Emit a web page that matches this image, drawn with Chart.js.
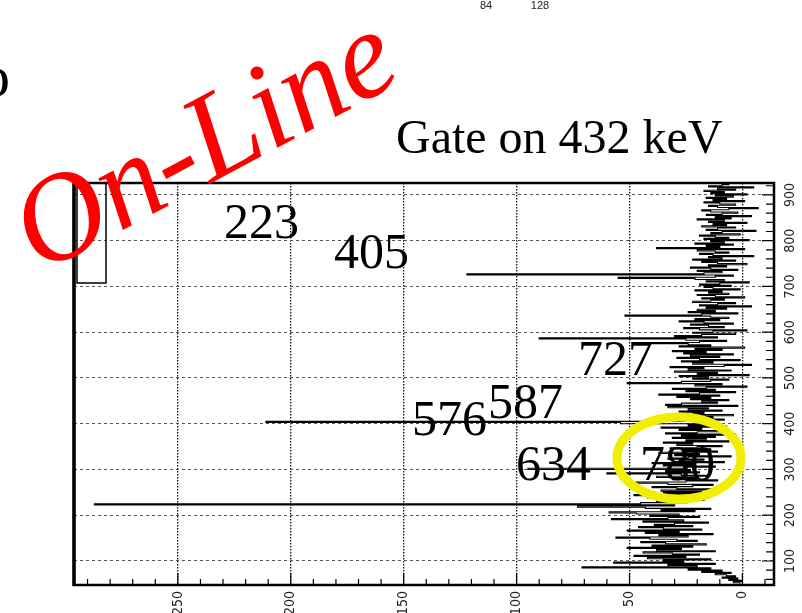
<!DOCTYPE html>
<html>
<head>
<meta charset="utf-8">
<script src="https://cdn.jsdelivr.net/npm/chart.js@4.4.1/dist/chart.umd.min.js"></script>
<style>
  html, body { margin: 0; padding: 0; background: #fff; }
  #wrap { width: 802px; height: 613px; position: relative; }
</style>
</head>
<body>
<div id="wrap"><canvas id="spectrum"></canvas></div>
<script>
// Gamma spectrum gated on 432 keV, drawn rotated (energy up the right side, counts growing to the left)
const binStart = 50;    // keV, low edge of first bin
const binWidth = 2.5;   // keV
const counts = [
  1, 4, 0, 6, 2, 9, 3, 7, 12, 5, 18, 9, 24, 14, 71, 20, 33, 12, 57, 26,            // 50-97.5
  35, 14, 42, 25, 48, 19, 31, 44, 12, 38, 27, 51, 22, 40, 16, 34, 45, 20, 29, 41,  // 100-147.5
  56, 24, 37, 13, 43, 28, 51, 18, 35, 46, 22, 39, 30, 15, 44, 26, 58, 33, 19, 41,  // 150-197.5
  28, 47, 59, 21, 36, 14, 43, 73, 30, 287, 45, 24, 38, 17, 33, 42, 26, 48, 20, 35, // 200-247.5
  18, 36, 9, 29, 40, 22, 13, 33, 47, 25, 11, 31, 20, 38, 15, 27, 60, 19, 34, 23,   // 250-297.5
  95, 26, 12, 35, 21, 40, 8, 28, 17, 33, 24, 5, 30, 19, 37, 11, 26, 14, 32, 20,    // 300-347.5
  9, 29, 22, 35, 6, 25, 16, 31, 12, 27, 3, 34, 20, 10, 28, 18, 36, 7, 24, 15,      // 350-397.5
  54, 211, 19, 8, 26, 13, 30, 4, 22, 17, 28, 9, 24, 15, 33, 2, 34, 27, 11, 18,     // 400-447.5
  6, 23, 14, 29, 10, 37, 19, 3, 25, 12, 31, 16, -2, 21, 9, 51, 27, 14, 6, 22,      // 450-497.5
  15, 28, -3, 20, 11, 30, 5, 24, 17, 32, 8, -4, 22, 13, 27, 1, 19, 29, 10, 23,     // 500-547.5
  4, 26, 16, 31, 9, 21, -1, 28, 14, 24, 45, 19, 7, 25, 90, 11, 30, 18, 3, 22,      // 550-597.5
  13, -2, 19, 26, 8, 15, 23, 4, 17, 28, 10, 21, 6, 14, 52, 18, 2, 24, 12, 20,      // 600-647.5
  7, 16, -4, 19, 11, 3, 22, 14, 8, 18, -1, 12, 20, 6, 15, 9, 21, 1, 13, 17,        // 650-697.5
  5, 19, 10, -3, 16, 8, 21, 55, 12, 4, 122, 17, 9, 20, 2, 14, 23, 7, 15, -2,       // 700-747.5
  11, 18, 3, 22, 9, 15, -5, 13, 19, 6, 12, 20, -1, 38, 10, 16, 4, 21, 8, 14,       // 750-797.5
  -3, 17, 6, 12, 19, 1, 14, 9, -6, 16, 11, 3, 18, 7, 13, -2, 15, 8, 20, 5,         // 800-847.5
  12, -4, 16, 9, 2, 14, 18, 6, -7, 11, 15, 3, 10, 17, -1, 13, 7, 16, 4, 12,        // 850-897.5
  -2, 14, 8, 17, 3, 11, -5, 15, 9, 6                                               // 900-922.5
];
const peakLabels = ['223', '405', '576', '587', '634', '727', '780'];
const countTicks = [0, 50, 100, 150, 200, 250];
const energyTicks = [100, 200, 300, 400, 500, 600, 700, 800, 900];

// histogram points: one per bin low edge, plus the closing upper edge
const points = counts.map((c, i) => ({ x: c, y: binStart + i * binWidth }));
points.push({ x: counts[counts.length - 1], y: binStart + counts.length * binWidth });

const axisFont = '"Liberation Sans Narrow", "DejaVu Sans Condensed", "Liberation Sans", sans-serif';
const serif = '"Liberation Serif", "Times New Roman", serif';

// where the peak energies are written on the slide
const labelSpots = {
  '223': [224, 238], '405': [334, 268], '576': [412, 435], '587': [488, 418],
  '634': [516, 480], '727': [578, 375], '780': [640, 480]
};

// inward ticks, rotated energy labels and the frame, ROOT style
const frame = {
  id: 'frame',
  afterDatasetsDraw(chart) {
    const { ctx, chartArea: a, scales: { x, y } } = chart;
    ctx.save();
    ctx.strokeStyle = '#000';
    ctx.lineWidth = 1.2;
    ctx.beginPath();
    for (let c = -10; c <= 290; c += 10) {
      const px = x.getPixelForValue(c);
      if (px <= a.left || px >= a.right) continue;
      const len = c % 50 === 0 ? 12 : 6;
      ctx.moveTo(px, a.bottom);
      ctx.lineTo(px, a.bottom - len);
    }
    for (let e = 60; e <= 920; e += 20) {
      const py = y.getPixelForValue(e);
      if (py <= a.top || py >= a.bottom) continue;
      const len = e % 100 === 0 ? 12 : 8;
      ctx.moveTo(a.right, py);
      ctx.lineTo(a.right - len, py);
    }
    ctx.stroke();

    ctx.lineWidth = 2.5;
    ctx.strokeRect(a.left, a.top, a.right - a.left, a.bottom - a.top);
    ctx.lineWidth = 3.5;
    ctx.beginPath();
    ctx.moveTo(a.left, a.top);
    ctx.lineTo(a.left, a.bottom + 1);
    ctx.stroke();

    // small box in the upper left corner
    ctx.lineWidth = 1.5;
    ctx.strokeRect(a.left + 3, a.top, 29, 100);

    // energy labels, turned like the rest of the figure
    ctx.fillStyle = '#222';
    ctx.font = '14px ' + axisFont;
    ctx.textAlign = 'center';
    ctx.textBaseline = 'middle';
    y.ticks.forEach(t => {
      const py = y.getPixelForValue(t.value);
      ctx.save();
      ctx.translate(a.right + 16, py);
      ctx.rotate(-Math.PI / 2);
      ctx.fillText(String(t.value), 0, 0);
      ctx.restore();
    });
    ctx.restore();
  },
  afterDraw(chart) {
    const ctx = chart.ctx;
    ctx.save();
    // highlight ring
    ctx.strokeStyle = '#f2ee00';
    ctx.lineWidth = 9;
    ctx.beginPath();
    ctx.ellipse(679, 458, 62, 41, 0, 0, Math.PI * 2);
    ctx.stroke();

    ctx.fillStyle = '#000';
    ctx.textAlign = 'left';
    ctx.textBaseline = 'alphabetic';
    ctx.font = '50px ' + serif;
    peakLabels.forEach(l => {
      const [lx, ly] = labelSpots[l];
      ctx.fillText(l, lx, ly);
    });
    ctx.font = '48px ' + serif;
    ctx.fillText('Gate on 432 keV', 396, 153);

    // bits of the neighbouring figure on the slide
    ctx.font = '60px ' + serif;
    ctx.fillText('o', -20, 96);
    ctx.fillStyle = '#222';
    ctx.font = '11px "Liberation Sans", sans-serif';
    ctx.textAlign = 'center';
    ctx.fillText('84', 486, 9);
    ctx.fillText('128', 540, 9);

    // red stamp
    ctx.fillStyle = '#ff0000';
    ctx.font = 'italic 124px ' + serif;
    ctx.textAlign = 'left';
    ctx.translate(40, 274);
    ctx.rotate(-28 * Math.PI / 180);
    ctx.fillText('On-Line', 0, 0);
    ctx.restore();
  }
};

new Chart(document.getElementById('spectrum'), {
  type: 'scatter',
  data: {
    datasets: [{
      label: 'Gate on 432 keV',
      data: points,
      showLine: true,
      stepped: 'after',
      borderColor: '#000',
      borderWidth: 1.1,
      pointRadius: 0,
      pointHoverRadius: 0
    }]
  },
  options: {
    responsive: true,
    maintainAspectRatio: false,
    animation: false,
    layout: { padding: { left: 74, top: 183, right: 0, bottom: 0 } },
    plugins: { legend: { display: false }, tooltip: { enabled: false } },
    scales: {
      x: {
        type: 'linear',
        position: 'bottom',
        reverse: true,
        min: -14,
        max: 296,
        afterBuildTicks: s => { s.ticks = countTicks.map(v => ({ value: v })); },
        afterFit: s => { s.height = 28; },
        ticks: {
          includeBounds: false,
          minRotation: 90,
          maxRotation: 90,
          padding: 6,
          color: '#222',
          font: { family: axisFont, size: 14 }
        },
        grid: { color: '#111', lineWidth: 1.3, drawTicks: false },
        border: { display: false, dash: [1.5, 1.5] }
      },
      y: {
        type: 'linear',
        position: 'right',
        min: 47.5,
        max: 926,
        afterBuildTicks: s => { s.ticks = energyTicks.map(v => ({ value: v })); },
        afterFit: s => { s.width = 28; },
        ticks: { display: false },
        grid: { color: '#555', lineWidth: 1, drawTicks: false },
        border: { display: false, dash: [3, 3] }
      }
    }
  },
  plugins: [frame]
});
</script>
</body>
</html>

• Your instructions
Locate all lines holding the word "drawn", then copy them out.

• Answer in full
Emit a web page that matches this image, drawn with Chart.js.
// Gamma spectrum gated on 432 keV, drawn rotated (energy up the right side, counts growing to the left)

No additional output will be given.